Task prompt »
Leave the pictures out, and retype all of the material exactly as written.
☆ ☆ ☆
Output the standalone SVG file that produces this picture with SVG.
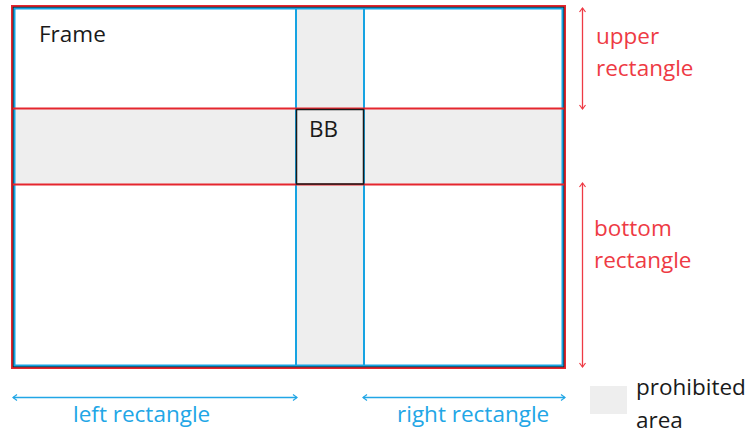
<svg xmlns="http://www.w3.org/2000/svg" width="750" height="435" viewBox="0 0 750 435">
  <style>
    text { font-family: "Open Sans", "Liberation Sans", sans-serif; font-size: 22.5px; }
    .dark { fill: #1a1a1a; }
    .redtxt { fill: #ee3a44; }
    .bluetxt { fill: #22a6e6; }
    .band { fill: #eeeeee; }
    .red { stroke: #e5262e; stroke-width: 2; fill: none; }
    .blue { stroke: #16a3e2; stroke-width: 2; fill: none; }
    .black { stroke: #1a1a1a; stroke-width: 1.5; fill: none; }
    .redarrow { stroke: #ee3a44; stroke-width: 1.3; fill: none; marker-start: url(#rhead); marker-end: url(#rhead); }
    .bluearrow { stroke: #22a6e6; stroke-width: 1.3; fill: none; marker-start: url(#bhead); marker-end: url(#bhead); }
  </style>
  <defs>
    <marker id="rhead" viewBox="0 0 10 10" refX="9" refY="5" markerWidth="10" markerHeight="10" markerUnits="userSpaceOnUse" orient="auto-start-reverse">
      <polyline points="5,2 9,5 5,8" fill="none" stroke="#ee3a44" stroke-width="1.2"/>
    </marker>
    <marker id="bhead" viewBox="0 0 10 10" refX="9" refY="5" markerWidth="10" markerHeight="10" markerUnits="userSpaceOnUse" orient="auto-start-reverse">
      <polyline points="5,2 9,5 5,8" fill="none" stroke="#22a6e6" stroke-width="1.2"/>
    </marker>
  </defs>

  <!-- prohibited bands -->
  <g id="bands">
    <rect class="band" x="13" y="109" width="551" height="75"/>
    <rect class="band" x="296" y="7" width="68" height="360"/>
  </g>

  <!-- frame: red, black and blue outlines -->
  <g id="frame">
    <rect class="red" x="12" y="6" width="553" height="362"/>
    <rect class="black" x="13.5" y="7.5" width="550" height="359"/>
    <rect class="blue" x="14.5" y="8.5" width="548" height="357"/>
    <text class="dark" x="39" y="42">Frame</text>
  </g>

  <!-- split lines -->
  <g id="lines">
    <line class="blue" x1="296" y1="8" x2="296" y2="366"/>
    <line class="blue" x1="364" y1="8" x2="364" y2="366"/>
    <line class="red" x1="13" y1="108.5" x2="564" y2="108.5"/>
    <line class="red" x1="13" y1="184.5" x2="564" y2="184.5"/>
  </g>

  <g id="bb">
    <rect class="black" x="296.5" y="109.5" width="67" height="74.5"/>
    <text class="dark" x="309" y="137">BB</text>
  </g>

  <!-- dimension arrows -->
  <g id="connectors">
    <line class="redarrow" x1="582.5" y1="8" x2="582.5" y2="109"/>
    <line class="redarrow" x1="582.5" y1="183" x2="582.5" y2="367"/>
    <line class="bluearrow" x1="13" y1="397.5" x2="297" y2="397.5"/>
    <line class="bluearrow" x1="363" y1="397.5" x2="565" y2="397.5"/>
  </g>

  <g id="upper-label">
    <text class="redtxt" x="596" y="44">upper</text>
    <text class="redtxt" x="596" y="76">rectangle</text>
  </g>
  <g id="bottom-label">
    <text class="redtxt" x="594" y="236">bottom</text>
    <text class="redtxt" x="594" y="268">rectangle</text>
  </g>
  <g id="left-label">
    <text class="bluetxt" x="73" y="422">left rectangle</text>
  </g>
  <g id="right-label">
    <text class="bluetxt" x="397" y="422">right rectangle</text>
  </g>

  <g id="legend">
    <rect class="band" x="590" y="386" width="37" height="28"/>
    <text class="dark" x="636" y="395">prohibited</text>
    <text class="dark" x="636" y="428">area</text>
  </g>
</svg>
☆ ☆ ☆
Answer for this exercise »
Output the standalone SVG file that produces this picture with SVG.
<svg xmlns="http://www.w3.org/2000/svg" width="750" height="435" viewBox="0 0 750 435">
  <style>
    text { font-family: "Open Sans", "Liberation Sans", sans-serif; font-size: 22.5px; }
    .dark { fill: #1a1a1a; }
    .redtxt { fill: #ee3a44; }
    .bluetxt { fill: #22a6e6; }
    .band { fill: #eeeeee; }
    .red { stroke: #e5262e; stroke-width: 2; fill: none; }
    .blue { stroke: #16a3e2; stroke-width: 2; fill: none; }
    .black { stroke: #1a1a1a; stroke-width: 1.5; fill: none; }
    .redarrow { stroke: #ee3a44; stroke-width: 1.3; fill: none; marker-start: url(#rhead); marker-end: url(#rhead); }
    .bluearrow { stroke: #22a6e6; stroke-width: 1.3; fill: none; marker-start: url(#bhead); marker-end: url(#bhead); }
  </style>
  <defs>
    <marker id="rhead" viewBox="0 0 10 10" refX="9" refY="5" markerWidth="10" markerHeight="10" markerUnits="userSpaceOnUse" orient="auto-start-reverse">
      <polyline points="5,2 9,5 5,8" fill="none" stroke="#ee3a44" stroke-width="1.2"/>
    </marker>
    <marker id="bhead" viewBox="0 0 10 10" refX="9" refY="5" markerWidth="10" markerHeight="10" markerUnits="userSpaceOnUse" orient="auto-start-reverse">
      <polyline points="5,2 9,5 5,8" fill="none" stroke="#22a6e6" stroke-width="1.2"/>
    </marker>
  </defs>

  <!-- prohibited bands -->
  <g id="bands">
    <rect class="band" x="13" y="109" width="551" height="75"/>
    <rect class="band" x="296" y="7" width="68" height="360"/>
  </g>

  <!-- frame: red, black and blue outlines -->
  <g id="frame">
    <rect class="red" x="12" y="6" width="553" height="362"/>
    <rect class="black" x="13.5" y="7.5" width="550" height="359"/>
    <rect class="blue" x="14.5" y="8.5" width="548" height="357"/>
    <text class="dark" x="39" y="42">Frame</text>
  </g>

  <!-- split lines -->
  <g id="lines">
    <line class="blue" x1="296" y1="8" x2="296" y2="366"/>
    <line class="blue" x1="364" y1="8" x2="364" y2="366"/>
    <line class="red" x1="13" y1="108.5" x2="564" y2="108.5"/>
    <line class="red" x1="13" y1="184.5" x2="564" y2="184.5"/>
  </g>

  <g id="bb">
    <rect class="black" x="296.5" y="109.5" width="67" height="74.5"/>
    <text class="dark" x="309" y="137">BB</text>
  </g>

  <!-- dimension arrows -->
  <g id="connectors">
    <line class="redarrow" x1="582.5" y1="8" x2="582.5" y2="109"/>
    <line class="redarrow" x1="582.5" y1="183" x2="582.5" y2="367"/>
    <line class="bluearrow" x1="13" y1="397.5" x2="297" y2="397.5"/>
    <line class="bluearrow" x1="363" y1="397.5" x2="565" y2="397.5"/>
  </g>

  <g id="upper-label">
    <text class="redtxt" x="596" y="44">upper</text>
    <text class="redtxt" x="596" y="76">rectangle</text>
  </g>
  <g id="bottom-label">
    <text class="redtxt" x="594" y="236">bottom</text>
    <text class="redtxt" x="594" y="268">rectangle</text>
  </g>
  <g id="left-label">
    <text class="bluetxt" x="73" y="422">left rectangle</text>
  </g>
  <g id="right-label">
    <text class="bluetxt" x="397" y="422">right rectangle</text>
  </g>

  <g id="legend">
    <rect class="band" x="590" y="386" width="37" height="28"/>
    <text class="dark" x="636" y="395">prohibited</text>
    <text class="dark" x="636" y="428">area</text>
  </g>
</svg>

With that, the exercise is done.